**Given problem:** Would you transcribe the listing that follows, character for character, and omit its images?

**Supplied data:**
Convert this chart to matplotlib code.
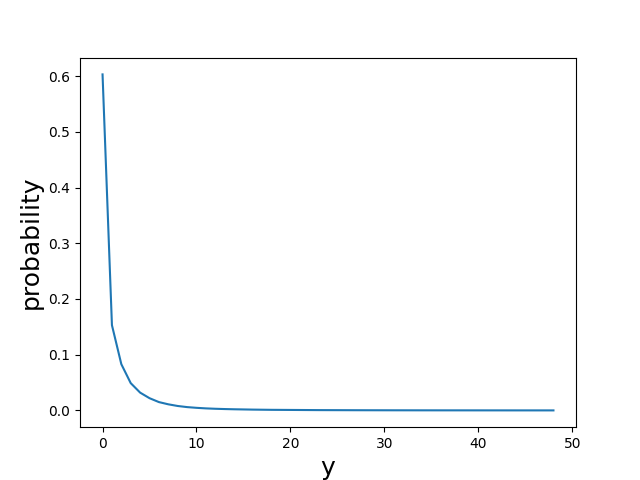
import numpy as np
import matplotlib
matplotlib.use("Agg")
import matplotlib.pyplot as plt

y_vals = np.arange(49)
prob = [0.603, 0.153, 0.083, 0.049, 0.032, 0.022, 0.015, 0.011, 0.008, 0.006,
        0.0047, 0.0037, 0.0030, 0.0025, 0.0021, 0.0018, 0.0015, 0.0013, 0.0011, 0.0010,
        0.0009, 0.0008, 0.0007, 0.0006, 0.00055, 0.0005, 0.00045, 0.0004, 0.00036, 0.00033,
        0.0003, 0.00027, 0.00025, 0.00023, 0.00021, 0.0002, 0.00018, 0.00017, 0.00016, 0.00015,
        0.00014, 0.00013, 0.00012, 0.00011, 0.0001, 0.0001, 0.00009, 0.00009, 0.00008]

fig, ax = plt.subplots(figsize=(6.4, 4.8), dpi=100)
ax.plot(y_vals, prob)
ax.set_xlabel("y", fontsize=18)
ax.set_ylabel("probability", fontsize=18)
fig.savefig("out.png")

**Answer in full:**
Convert this chart to matplotlib code.
import numpy as np
import matplotlib
matplotlib.use("Agg")
import matplotlib.pyplot as plt

y_vals = np.arange(49)
prob = [0.603, 0.153, 0.083, 0.049, 0.032, 0.022, 0.015, 0.011, 0.008, 0.006,
        0.0047, 0.0037, 0.0030, 0.0025, 0.0021, 0.0018, 0.0015, 0.0013, 0.0011, 0.0010,
        0.0009, 0.0008, 0.0007, 0.0006, 0.00055, 0.0005, 0.00045, 0.0004, 0.00036, 0.00033,
        0.0003, 0.00027, 0.00025, 0.00023, 0.00021, 0.0002, 0.00018, 0.00017, 0.00016, 0.00015,
        0.00014, 0.00013, 0.00012, 0.00011, 0.0001, 0.0001, 0.00009, 0.00009, 0.00008]

fig, ax = plt.subplots(figsize=(6.4, 4.8), dpi=100)
ax.plot(y_vals, prob)
ax.set_xlabel("y", fontsize=18)
ax.set_ylabel("probability", fontsize=18)
fig.savefig("out.png")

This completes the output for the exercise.